Church Times: Cambridge chapels flourish, as the young engage with tradition
Where students can reconnect
Cambridge chapels flourish, as the young engage with tradition, says Duncan Dormor
If we don’t pay for it, does it really matter? I am writing about church attendance, and, indeed, growth in attendance among university students, as the result of the work of chaplains in higher education.
For many of those inside the Church of England, the parish remains the real deal; chaplaincy, in all its forms, is a sideshow. Yet chaplaincy often connects literally and profoundly with “where people are”. Part of the reason for its marginal status is that much of it does not connect directly to worshipping communities whose numbers can be counted.
A recent survey (undertaken with the assistance of the Archbishops’ Council research and statistics department) across the 22 colleges in the University of Cambridge served by Anglican clergy, however, produced some startling results. It found that, each week, more than 1600 students — 9.5 per cent of the total student body — attend worship in a college chapel, and that, over the course of a year, 38 per cent attend at least one service — a figure that rises to more than 85 per cent in five of the colleges. Given that many students also attend local churches, this paints a deeply encouraging picture of the standing of Christianity in this leading research university.
Additionally, it is not just students who attend; rather, college chapels serve a much wider community, and the numbers begin to add up. The total weekly attendance in these 22 modest buildings is more than 4300. Given that adult attendance in the average diocese is less than 21,000, it is no surprise that most of the chapels enjoy larger congregations than most parish churches, despite the fact that those college communities, including academic and support staff, range from just 500 to 1500 people.
Furthermore, although this is the first full survey, there are clear signs of increased attendance over the past decade. In one of the larger chapels, the numbers attending have increased by 56 per cent since 2002, and many chaplains have been taken aback by the high numbers of students attending choral services, especially when billed as specials or one-offs.
I believe that it is highly likely that this development is connected to one of the great recent success stories — that of the cathedrals, which have seen their congregations grow by 37 per cent since 2000. Until now, however, the chapel figures have gone unrecorded by the Church of England because Cambridge colleges, like most other chaplaincy settings, sit outside the system for measuring attendance, which is based on the parochial system.
“Out of sight, out of mind” means not only that good news is often suppressed, but that we continue to have a partial view of the state of play, and make assumptions about what is likely to work. For example, we might assume that to attract young people our worship must be accessible and should mimic the forms of popular culture.
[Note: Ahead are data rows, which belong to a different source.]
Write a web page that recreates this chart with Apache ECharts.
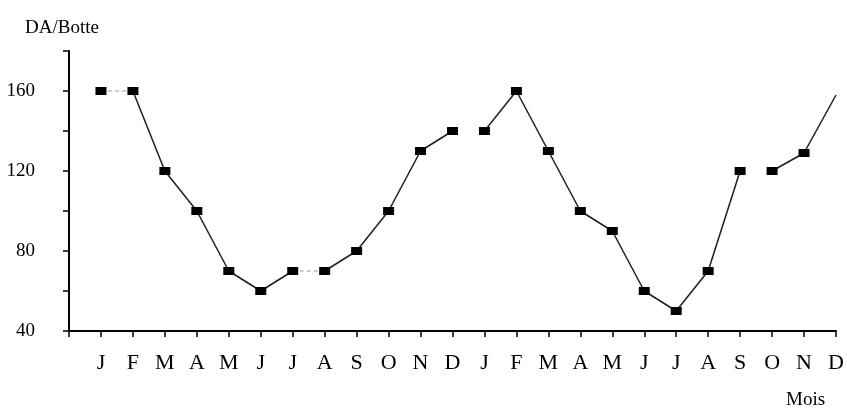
<!DOCTYPE html>
<html>
<head>
<meta charset="utf-8">
<script src="https://cdn.jsdelivr.net/npm/echarts@6/dist/echarts.min.js"></script>
<style>
  html, body { margin: 0; padding: 0; background: #ffffff; }
  #chart { width: 847px; height: 410px; }
</style>
</head>
<body>
<div id="chart"></div>
<script>
// Month letters for two consecutive years (x-axis tick labels)
const months = ['J','F','M','A','M','J','J','A','S','O','N','D',
                'J','F','M','A','M','J','J','A','S','O','N','D'];
// Price in DA per box
const priceDA = [160,160,120,100,70,60,70,70,80,100,130,140,
                 140,160,130,100,90,60,50,70,120,120,129,158];
// How consecutive months are joined in the figure: solid, dashed or not at all
const joins = ['dash','solid','solid','solid','solid','solid','dash','solid','solid','solid','solid','none',
               'solid','solid','solid','solid','solid','solid','solid','solid','none','solid','solid'];
// Y tick labels that are printed
const yTickLabels = [40, 80, 120, 160];
const yTitle = 'DA/Botte';
const xTitle = 'Mois';

const serif = '"Liberation Serif", "DejaVu Serif", serif';
const chart = echarts.init(document.getElementById('chart'), null, { renderer: 'canvas' });

const series = [];
joins.forEach((kind, i) => {
  if (kind === 'none') return;
  series.push({
    type: 'line',
    data: [[i + 1, priceDA[i]], [i + 2, priceDA[i + 1]]],
    showSymbol: false,
    silent: true,
    z: 2,
    lineStyle: kind === 'solid'
      ? { color: '#1e1e1e', width: 1.5, type: 'solid' }
      : { color: '#9a9a9a', width: 1, type: [4, 3] }
  });
});
series.push({
  type: 'scatter',
  z: 5,
  data: priceDA.map((v, i) => ({
    value: [i + 1, v],
    symbol: i === priceDA.length - 1 ? 'none' : 'rect'
  })),
  symbolSize: [11, 8],
  itemStyle: { color: '#000000', opacity: 1 }
});

chart.setOption({
  animation: false,
  backgroundColor: '#ffffff',
  title: [
    { text: yTitle, left: 20, top: 14,
      textStyle: { fontFamily: serif, fontSize: 19, fontWeight: 'normal', color: '#000' } },
    { text: xTitle, left: 781, top: 386,
      textStyle: { fontFamily: serif, fontSize: 19, fontWeight: 'normal', color: '#000' } }
  ],
  grid: { left: 69, right: 11, top: 51, bottom: 79, containLabel: false },
  xAxis: {
    type: 'value',
    min: 0, max: months.length, interval: 1,
    splitLine: { show: false },
    axisLine: { show: true, lineStyle: { color: '#000', width: 2 } },
    axisTick: { show: true, length: 6, lineStyle: { color: '#000', width: 1.5 } },
    axisLabel: {
      formatter: v => months[v - 1] || '',
      fontFamily: serif, fontSize: 22, color: '#000', margin: 21
    }
  },
  yAxis: {
    type: 'value',
    min: 40, max: 180, interval: 20,
    splitLine: { show: false },
    axisLine: { show: true, lineStyle: { color: '#000', width: 2 } },
    axisTick: { show: true, length: 6, lineStyle: { color: '#000', width: 1.5 } },
    axisLabel: {
      formatter: v => yTickLabels.includes(v) ? String(v) : '',
      fontFamily: serif, fontSize: 19, color: '#000', margin: 34
    }
  },
  series: series
});
</script>
</body>
</html>
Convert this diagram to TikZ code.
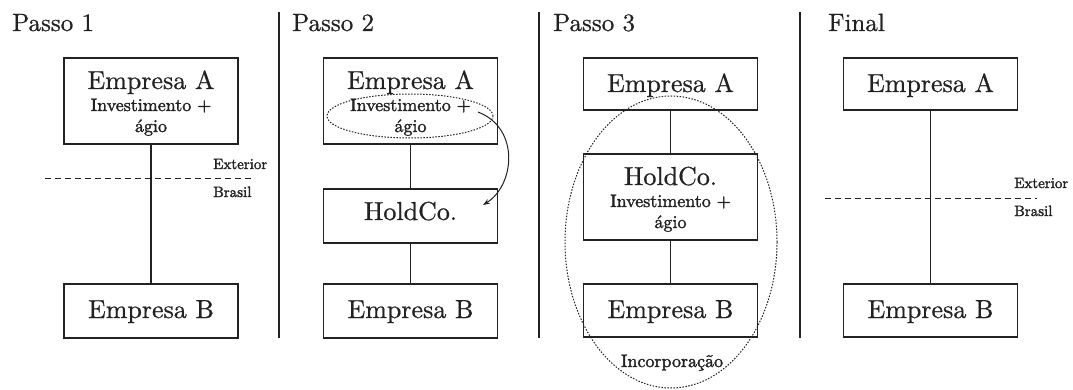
\documentclass[tikz,border=0pt]{standalone}
\usepackage{fontspec}
\usetikzlibrary{arrows.meta,shapes.geometric}
\newfontfamily\hvA{lmroman10-regular.otf}[RawFeature={embolden=0.7}]
\newfontfamily\hvB{lmroman10-regular.otf}[RawFeature={embolden=1.9}]
\definecolor{ink}{HTML}{222222}
\begin{document}
\begin{tikzpicture}[x=1pt,y=-1pt,
  every node/.style={text=ink},
  box/.style={draw=ink, line width=1.1pt, minimum width=174pt, inner sep=0pt},
  big/.style={inner sep=0pt, anchor=base, font=\hvA\fontsize{26}{28}\selectfont},
  mid/.style={inner sep=0pt, anchor=base, font=\hvB\fontsize{18}{20}\selectfont},
  sml/.style={inner sep=0pt, anchor=base west, font=\hvB\fontsize{15}{17}\selectfont},
  title/.style={inner sep=0pt, anchor=base west, font=\hvA\fontsize{25}{27}\selectfont},
  link/.style={draw=ink, line width=1.1pt},
  divider/.style={draw=ink, line width=1.1pt},
  border/.style={draw=ink, line width=0.9pt, dash pattern=on 6pt off 4pt},
  circ/.style={draw=ink, line width=1pt, dash pattern=on 1.5pt off 1.5pt}]
\useasboundingbox (0,0) rectangle (1073,390);

% dividers
\coordinate (d1t) at (279,12); \coordinate (d1b) at (279,338);
\coordinate (d2t) at (539,12); \coordinate (d2b) at (539,338);
\coordinate (d3t) at (800,12); \coordinate (d3b) at (800,338);
\draw[divider] (d1t) -- (d1b);
\draw[divider] (d2t) -- (d2b);
\draw[divider] (d3t) -- (d3b);

% titles
\node[title] (t1) at (12,31) {Passo 1};
\node[title] (t2) at (292,31) {Passo 2};
\node[title] (t3) at (553,31) {Passo 3};
\node[title] (t4) at (828,31) {Final};

% ---------- Passo 1
\node[box, minimum height=86pt] (A1) at (151,101) {};
\node[box, minimum height=54pt] (B1) at (151,311) {};
\node[big] (A1a) at (151,89) {Empresa A};
\node[mid] (A1b) at (151,111) {Investimento +};
\node[mid] (A1c) at (151,132) {ágio};
\node[big] (B1a) at (151,318) {Empresa B};
\draw[link] (A1) -- (B1);
\coordinate (e1l) at (45,178); \coordinate (e1r) at (255,178);
\draw[border] (e1l) -- (e1r);
\node[sml] (ext1) at (213,169) {Exterior};
\node[sml] (bra1) at (213,197) {Brasil};

% ---------- Passo 2
\node[box, minimum height=86pt] (A2) at (410.5,101) {};
\node[box, minimum height=54pt] (H2) at (410.5,216) {};
\node[box, minimum height=54pt] (B2) at (410.5,311) {};
\node[big] (A2a) at (410.5,89) {Empresa A};
\node[mid] (A2b) at (410.5,111) {Investimento +};
\node[mid] (A2c) at (410.5,132) {ágio};
\node[big] (H2a) at (410.5,220) {HoldCo.};
\node[big] (B2a) at (410.5,318) {Empresa B};
\draw[link] (A2) -- (H2);
\draw[link] (H2) -- (B2);
\node[circ, ellipse, minimum width=166pt, minimum height=44pt, inner sep=0pt] (E2) at (410,116) {};
\coordinate (s2) at (478,112);
\coordinate (f2) at (483,205);
\draw[draw=ink, line width=1pt, -{Stealth[length=7pt,width=5pt]}] (s2) .. controls (520,128) and (515,185) .. (f2);

% ---------- Passo 3
\node[box, minimum height=52pt] (A3) at (670.5,84) {};
\node[box, minimum height=86pt] (H3) at (670.5,197) {};
\node[box, minimum height=53pt] (B3) at (670.5,310.5) {};
\node[big] (A3a) at (670.5,92) {Empresa A};
\node[big] (H3a) at (670.5,185) {HoldCo.};
\node[mid] (H3b) at (670.5,207) {Investimento +};
\node[mid] (H3c) at (670.5,228) {ágio};
\node[big] (B3a) at (670.5,318) {Empresa B};
\draw[link] (A3) -- (H3);
\draw[link] (H3) -- (B3);
\node[circ, ellipse, minimum width=212pt, minimum height=292pt, inner sep=0pt] (E3) at (671,242) {};
\node[mid] (inc) at (672,367) {Incorporação};

% ---------- Final
\node[box, minimum height=52pt] (A4) at (930.5,84) {};
\node[box, minimum height=53pt] (B4) at (930.5,310.5) {};
\node[big] (A4a) at (930.5,92) {Empresa A};
\node[big] (B4a) at (930.5,318) {Empresa B};
\draw[link] (A4) -- (B4);
\coordinate (e4l) at (825,198); \coordinate (e4r) at (1037,198);
\draw[border] (e4l) -- (e4r);
\node[sml] (ext4) at (1014,188) {Exterior};
\node[sml] (bra4) at (1014,216) {Brasil};
\end{tikzpicture}
\end{document}
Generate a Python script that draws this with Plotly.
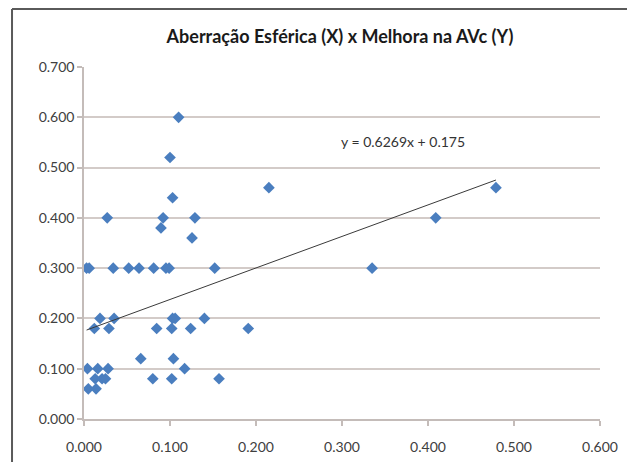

The reality, as always, is that to help to evoke a depth of commitment requires ministry that is grounded in people’s experiences and that engages with their struggles, their aspirations, and their desires to be of significance and to serve the common good. So college chaplains and deans provide a range of special services that fit the rhythms of student experience — be it late-night candlelit services, the marking of matriculation or graduation, or the very well-attended Advent carol services.
There are a number of reasons why Anglican choral worship is proving so popular in Cambridge. One obvious cause is that colleges have been increasingly prepared to invest in choral music through the establishment of posts for musicians; support of new commissions and recordings; and investment in the musical training of young people. In all of this, they have been strongly supported by their alumni.
One reason why choral worship works for students is because large numbers of them are involved as singers, organists, and conductors. Indeed, they devote a considerable amount of their time and energies to making music “to the glory of God” each week across the chapels — and not just in the larger or more well-known choral establishments such as King’s, St John’s, Clare, or Trinity colleges.
Again, the numbers tell a story: there are 610 lay clerks employed by the C of E across all the English cathedrals, yet the Cambridge colleges boast at least 500 students regularly involved in essentially the same activity. Going to chapel to “listen to the choir” is not, then, a strange thing to do; rather, it can be construed as a supportive act.
Choral compline or evensong provide an accessible and non-threatening space within which young people can think about their lives and become accustomed to the idea of worship — to the possibility that worship might actually make sense.
IN SOME ways, the Anglican choral tradition may well be entering a golden age — not necessarily a fresh, but certainly a refreshed and refreshing expression of Christian worship, fit for purpose in the 21st century.
That may appear counterintuitive, although recent research from the United States, which seeks to identify characteristic types of religious engagement among the young, suggests that a significant proportion of those becoming involved in Christian worship can be described as “Reclaimers”. Like many others, they seek religious experience rather than instruction or dogma, but, unlike some, they reject most of the elements of contemporary worship, seeking instead to reclaim established traditions, finding within them a refuge from the superficial-ity of much popular culture, and the onslaught of the commercial world.
This thesis finds strong support in the increased engagement with Anglican choral worship, where young people can reconnect with the depths of human experience, in a context that allows, indeed encourages, them to think things through for themselves. Unsurprisingly, under such conditions, many find an intelligent, imaginatively engaged Christian faith compelling.
The Revd Duncan Dormor is the President and Dean of St John’s College, Cambridge.